If 2020 emissions drop by 5 percent—a common estimate—the cumulative CO2 concentration in the atmosphere will decline from an anticipated 414.2 parts per million at year’s end to 414.0. (350 ppm is considered stable.)
“The fact that the biggest global economic contraction since the Great Depression will not make a dent in future warming should be sobering,” he tweeted.
Hausfather derives a lesson from the combination of staggering cost and paltry effect—that there are more economical ways to curb emissions than halting economic activity.
“Technology-driven decarbonizing is the only sustainable pathway to achieve long-term reductions in CO2 emissions,” he says.
Alex Trembath, BTI's deputy director, plotted Hausfather’s cost estimate against comparative costs for other energy technologies. Onshore wind proved the least expensive way to reduce emissions (on the left side of the chart below), followed by natural gas and solar photovoltaic energy:
BTI modeled scenarios in which the COVID-19 declines quickly or lasts longer.

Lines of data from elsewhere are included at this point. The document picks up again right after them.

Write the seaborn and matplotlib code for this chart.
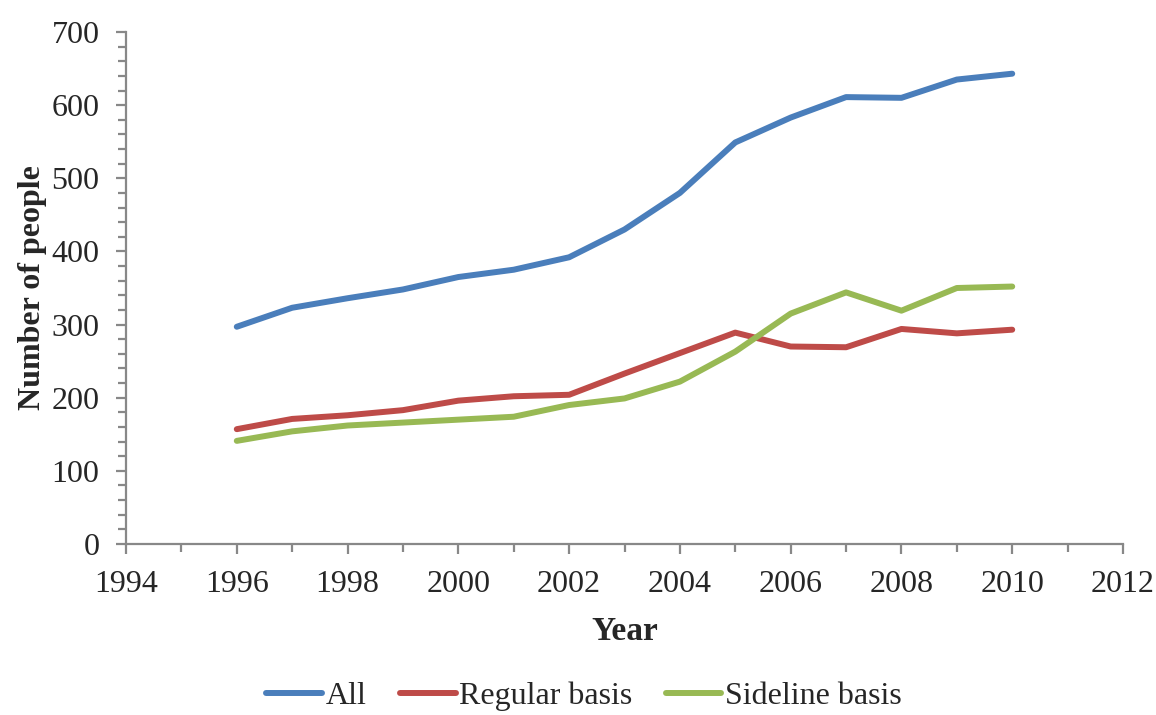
import matplotlib
matplotlib.use("Agg")
import matplotlib.pyplot as plt
from matplotlib.ticker import MultipleLocator
import pandas as pd
import seaborn as sns

years = [1996, 1997, 1998, 1999, 2000, 2001, 2002, 2003, 2004, 2005, 2006, 2007, 2008, 2009, 2010]
all_people = [297, 323, 336, 348, 365, 375, 392, 430, 480, 549, 583, 611, 610, 635, 643]
regular_basis = [157, 171, 176, 183, 196, 202, 204, 233, 261, 289, 270, 269, 294, 288, 293]
sideline_basis = [141, 154, 162, 166, 170, 174, 190, 199, 222, 263, 315, 344, 319, 350, 352]

series_names = ["All", "Regular basis", "Sideline basis"]
series_colors = ["#4A7EBB", "#BE4B48", "#98B954"]

df = pd.DataFrame({
    "Year": years * 3,
    "Number of people": all_people + regular_basis + sideline_basis,
    "Series": [series_names[0]] * len(years)
    + [series_names[1]] * len(years)
    + [series_names[2]] * len(years),
})

sns.set_theme(style="white")
plt.rcParams["font.family"] = ["Liberation Serif", "DejaVu Serif"]

fig = plt.figure(figsize=(11.56, 7.15), dpi=100)
ax = fig.add_axes([126 / 1156, 1 - 544 / 715, (1123 - 126) / 1156, (544 - 32) / 715])

line_w = 4.3
sns.lineplot(
    data=df, x="Year", y="Number of people", hue="Series",
    hue_order=series_names, palette=series_colors,
    linewidth=line_w, ax=ax, legend=False,
    solid_capstyle="round", solid_joinstyle="round",
)

ax.set_xlim(1994, 2012)
ax.set_ylim(0, 700)
ax.xaxis.set_major_locator(MultipleLocator(2))
ax.xaxis.set_minor_locator(MultipleLocator(1))
ax.yaxis.set_major_locator(MultipleLocator(100))
ax.yaxis.set_minor_locator(MultipleLocator(20))

spine_color = "#888888"
for side in ["top", "right"]:
    ax.spines[side].set_visible(False)
for side in ["left", "bottom"]:
    ax.spines[side].set_color(spine_color)
    ax.spines[side].set_linewidth(1.6)

ax.tick_params(axis="both", which="both", direction="out", color=spine_color, width=1.6)
ax.tick_params(axis="both", which="major", length=7, labelsize=23)
ax.tick_params(axis="both", which="minor", length=6)
ax.tick_params(axis="x", which="major", pad=12)
ax.tick_params(axis="y", which="major", pad=12)
ax.tick_params(axis="x", which="both", bottom=True)
ax.tick_params(axis="y", which="both", left=True)

ax.set_xlabel("Year", fontsize=24, fontweight="bold", labelpad=12)
ax.set_ylabel("Number of people", fontsize=23, fontweight="bold", labelpad=3)

handles = [plt.Line2D([], [], color=c, linewidth=line_w, solid_capstyle="round") for c in series_colors]
fig.legend(
    handles, series_names, loc="center", bbox_to_anchor=(0.505, 0.026),
    ncol=3, frameon=False, fontsize=23, handlelength=1.75, handletextpad=0.1,
    columnspacing=1.05,
)

fig.savefig("out.png", dpi=100)
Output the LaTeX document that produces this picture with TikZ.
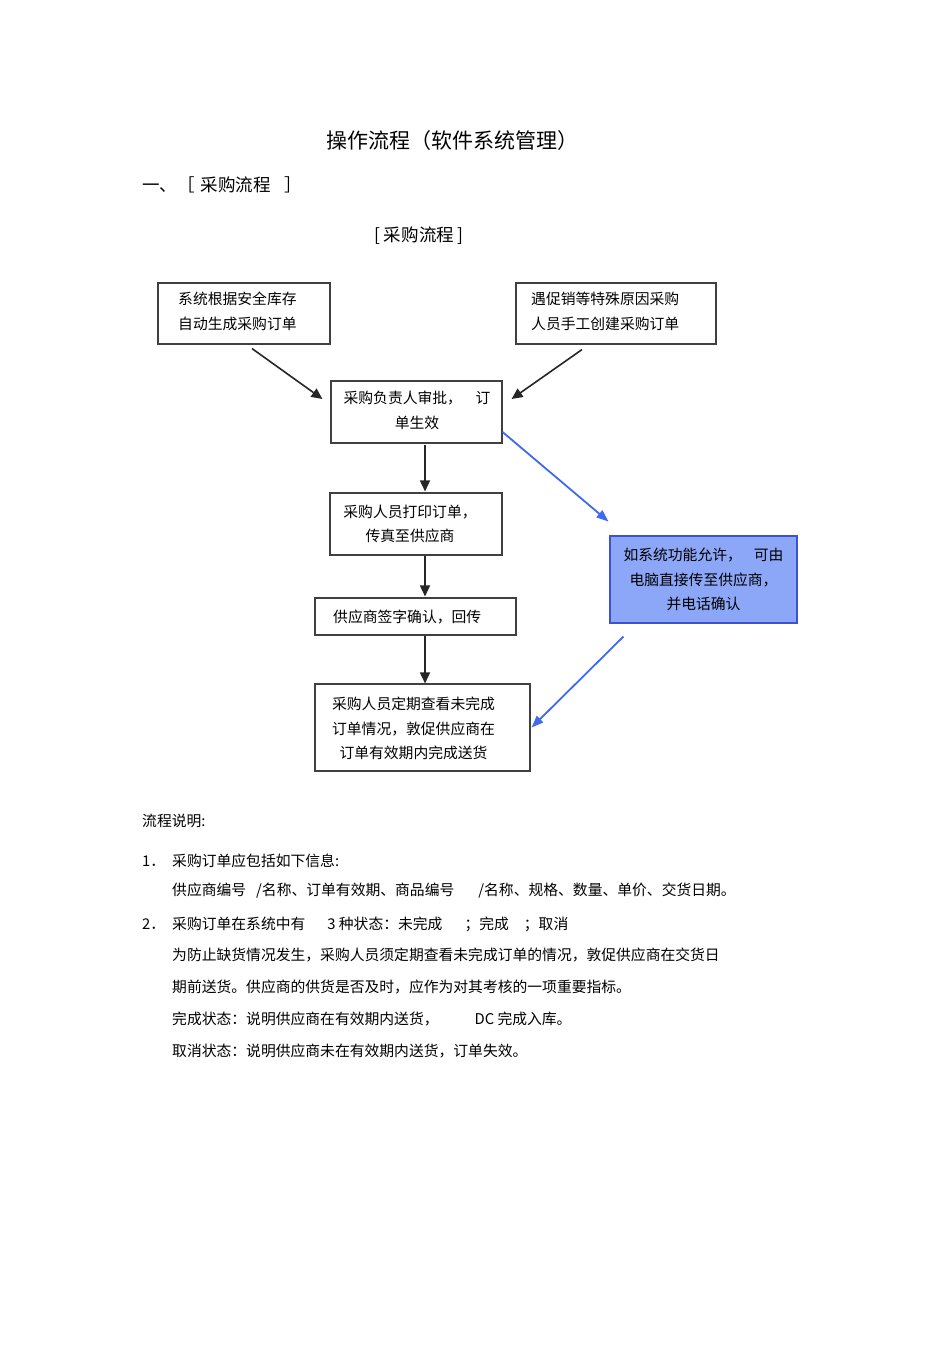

“Under both the base case and new outbreak scenarios, 2020 emissions are very likely to fall between 2.1% and 7.4%, with a central estimate of 4.8%”
The analysis rests on economic projections from the International Monetary Fund and historical rates of decarbonization, which it modifies because BTI expects the rate of decarbonization in 2020 to decline along with the rest of the economy.
“There is also a real risk that the economic downturn could slow down investments in decarbonization technologies needed to drive meaningful and lasting reductions in emissions, leading to higher emissions in the long-run,” Hausfather writes, “particularly if countries do not prioritize job creation measures with decarbonization co-benefits as part of economic recovery efforts.”